• Source data
========

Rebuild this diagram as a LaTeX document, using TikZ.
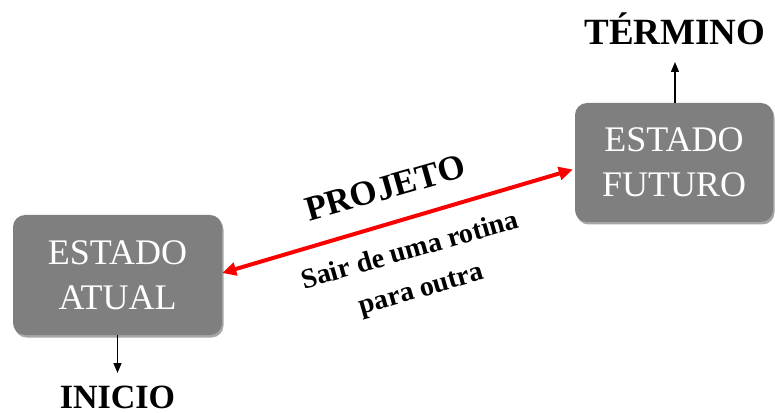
\documentclass[tikz,border=0pt]{standalone}
\usepackage{fontspec}
\setmainfont{Liberation Serif}
\usetikzlibrary{arrows.meta,shadows,calc}
\begin{document}
\begin{tikzpicture}[x=1pt,y=1pt,
  statebox/.style={rectangle,rounded corners=12pt,fill=boxgray,draw=none,
    text=white,font=\fontsize{36}{45}\selectfont,align=center,inner sep=0pt,
    drop shadow={shadow xshift=1.5pt,shadow yshift=-2.5pt,opacity=0.35,fill=black}},
  blackarrow/.style={draw=black,line width=1.3pt,-{Triangle[length=10pt,width=8pt]}},
  redarrow/.style={draw=arrowred,line width=4pt,{Triangle[length=14pt,width=13pt]}-{Triangle[length=14pt,width=13pt]}},
  endlabel/.style={font=\fontsize{34}{38}\selectfont\bfseries,inner sep=0pt,anchor=base}
]
\definecolor{boxgray}{RGB}{127,127,127}
\definecolor{arrowred}{RGB}{250,0,0}
\useasboundingbox (0,0) rectangle (775,412);
\node[statebox,minimum width=209pt,minimum height=120pt] (atual) at (117.5,137) {ESTADO\\ATUAL};
\node[statebox,minimum width=198pt,minimum height=119pt] (futuro) at (674,249.5) {ESTADO\\FUTURO};
\coordinate (redL) at ($(atual.east)+(0,2)$);
\coordinate (redR) at ($(futuro.west)+(-2,-7)$);
\draw[redarrow] (redL) -- (redR);
\node[rotate=16,font=\fontsize{35}{40}\selectfont\bfseries,inner sep=0pt] (projeto) at (385,224) {PROJETO};
\node[rotate=16,font=\fontsize{28}{40}\selectfont\bfseries,align=center,inner sep=0pt] (sair) at (416,141) {Sair de uma rotina\\para outra};
\node[endlabel] (inicio) at (117.5,4) {INICIO};
\node[endlabel,font=\fontsize{37}{40}\selectfont\bfseries] (termino) at (675,367) {TÉRMINO};
\coordinate (downEnd) at (117.5,39);
\coordinate (upEnd) at (675,350);
\draw[blackarrow] (atual.south) -- (downEnd);
\draw[blackarrow] (futuro.north -| upEnd) -- (upEnd);
\end{tikzpicture}
\end{document}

========

• Directions for this task
Output the lines above in full and exactly as given, omitting any pictures.

• Solution
Rebuild this diagram as a LaTeX document, using TikZ.
\documentclass[tikz,border=0pt]{standalone}
\usepackage{fontspec}
\setmainfont{Liberation Serif}
\usetikzlibrary{arrows.meta,shadows,calc}
\begin{document}
\begin{tikzpicture}[x=1pt,y=1pt,
  statebox/.style={rectangle,rounded corners=12pt,fill=boxgray,draw=none,
    text=white,font=\fontsize{36}{45}\selectfont,align=center,inner sep=0pt,
    drop shadow={shadow xshift=1.5pt,shadow yshift=-2.5pt,opacity=0.35,fill=black}},
  blackarrow/.style={draw=black,line width=1.3pt,-{Triangle[length=10pt,width=8pt]}},
  redarrow/.style={draw=arrowred,line width=4pt,{Triangle[length=14pt,width=13pt]}-{Triangle[length=14pt,width=13pt]}},
  endlabel/.style={font=\fontsize{34}{38}\selectfont\bfseries,inner sep=0pt,anchor=base}
]
\definecolor{boxgray}{RGB}{127,127,127}
\definecolor{arrowred}{RGB}{250,0,0}
\useasboundingbox (0,0) rectangle (775,412);
\node[statebox,minimum width=209pt,minimum height=120pt] (atual) at (117.5,137) {ESTADO\\ATUAL};
\node[statebox,minimum width=198pt,minimum height=119pt] (futuro) at (674,249.5) {ESTADO\\FUTURO};
\coordinate (redL) at ($(atual.east)+(0,2)$);
\coordinate (redR) at ($(futuro.west)+(-2,-7)$);
\draw[redarrow] (redL) -- (redR);
\node[rotate=16,font=\fontsize{35}{40}\selectfont\bfseries,inner sep=0pt] (projeto) at (385,224) {PROJETO};
\node[rotate=16,font=\fontsize{28}{40}\selectfont\bfseries,align=center,inner sep=0pt] (sair) at (416,141) {Sair de uma rotina\\para outra};
\node[endlabel] (inicio) at (117.5,4) {INICIO};
\node[endlabel,font=\fontsize{37}{40}\selectfont\bfseries] (termino) at (675,367) {TÉRMINO};
\coordinate (downEnd) at (117.5,39);
\coordinate (upEnd) at (675,350);
\draw[blackarrow] (atual.south) -- (downEnd);
\draw[blackarrow] (futuro.north -| upEnd) -- (upEnd);
\end{tikzpicture}
\end{document}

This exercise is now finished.